El Dorado Job Killer
Jane Van Ryan
Posted July 9, 2009
During the recent debate over the House's version of the cap-and-trade bill, both the proponents and the opponents pointed to the bill's potential impact on jobs. On the floor of the House, Speaker Nancy Pelosi implied that the bill would create millions of new "green" jobs, while the bill's opponents, including API, cited studies showing the Waxman-Markey bill would be a job killer.
Now we're seeing the first real evidence of the bill's likely impact on employment. As the Associated Press reported yesterday, the owner of a small refinery in El Dorado, Ark., believes the bill will put him out of business and force him to layoff his 600 full-time employees and another 600 contract workers who are doing construction at the plant.
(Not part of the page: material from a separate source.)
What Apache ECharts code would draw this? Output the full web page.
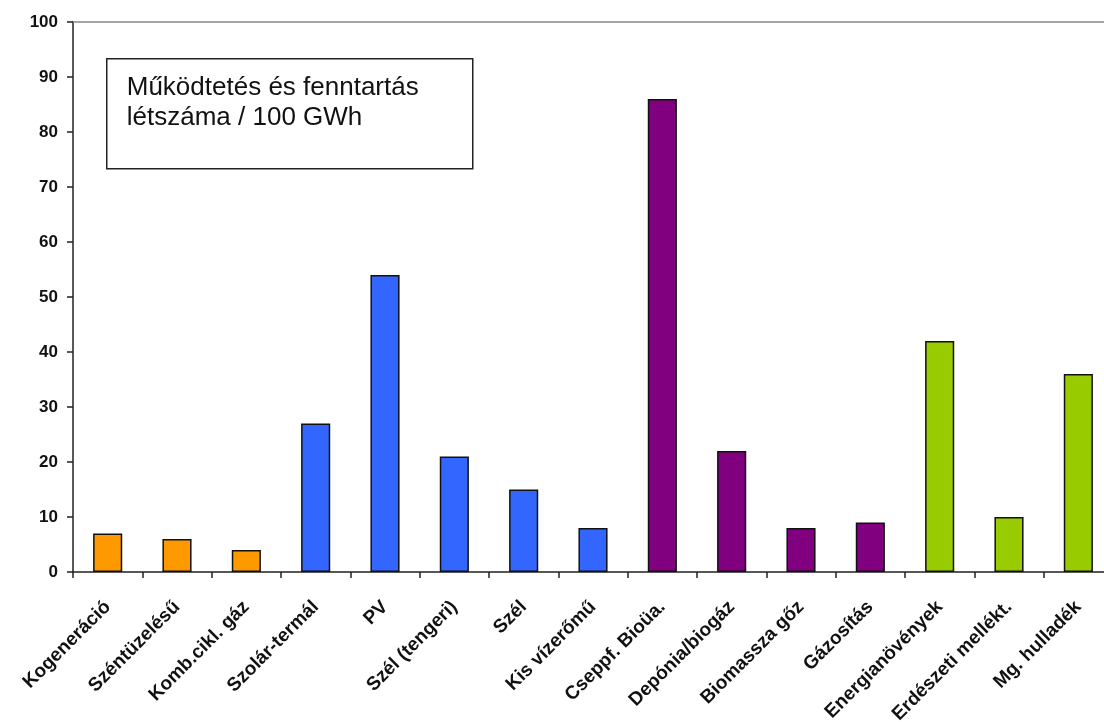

Steve Cousins, Lion Oil Company vice president for refining, says the company would have to pay significantly more than it earns for carbon credits to continue operating. According to Cousins, privately owned Lion Oil has averaged $13 million in annual profits during the past 23 years. If the House's cap-and-trade bill is enacted, the company would have to spend $180 million a year for carbon credits. Obviously, this is a losing proposition for Lion Oil.
The bill also would hurt the El Dorado community and many others like it. El Dorado has lost more than 1,500 jobs already due to the closure of a chicken processing operation. Mayor Mike Dumas says closing the refinery would be a bigger blow because oil industry jobs pay more. Congressman Mike Ross (D-Ark.), who represents the state's 4th District, including El Dorado, says the impact of the bill could be "devastating."
"We must be careful about in passing legislation that would close our local factories and ship our jobs and carbon dioxide emissions overseas," said Rep. Ross after voting against the bill.
The harmful effects of this bill go far beyond El Dorado. If refineries are unable to remain in business in the United States, thousands of well-paying refining jobs would be shipped overseas--quite possibly to countries that have less stringent environmental requirements--and the nation would become more dependent on refined products from abroad. That, in turn, would have a negative impact on U.S. economic growth and do very little, if anything, to improve the global environment.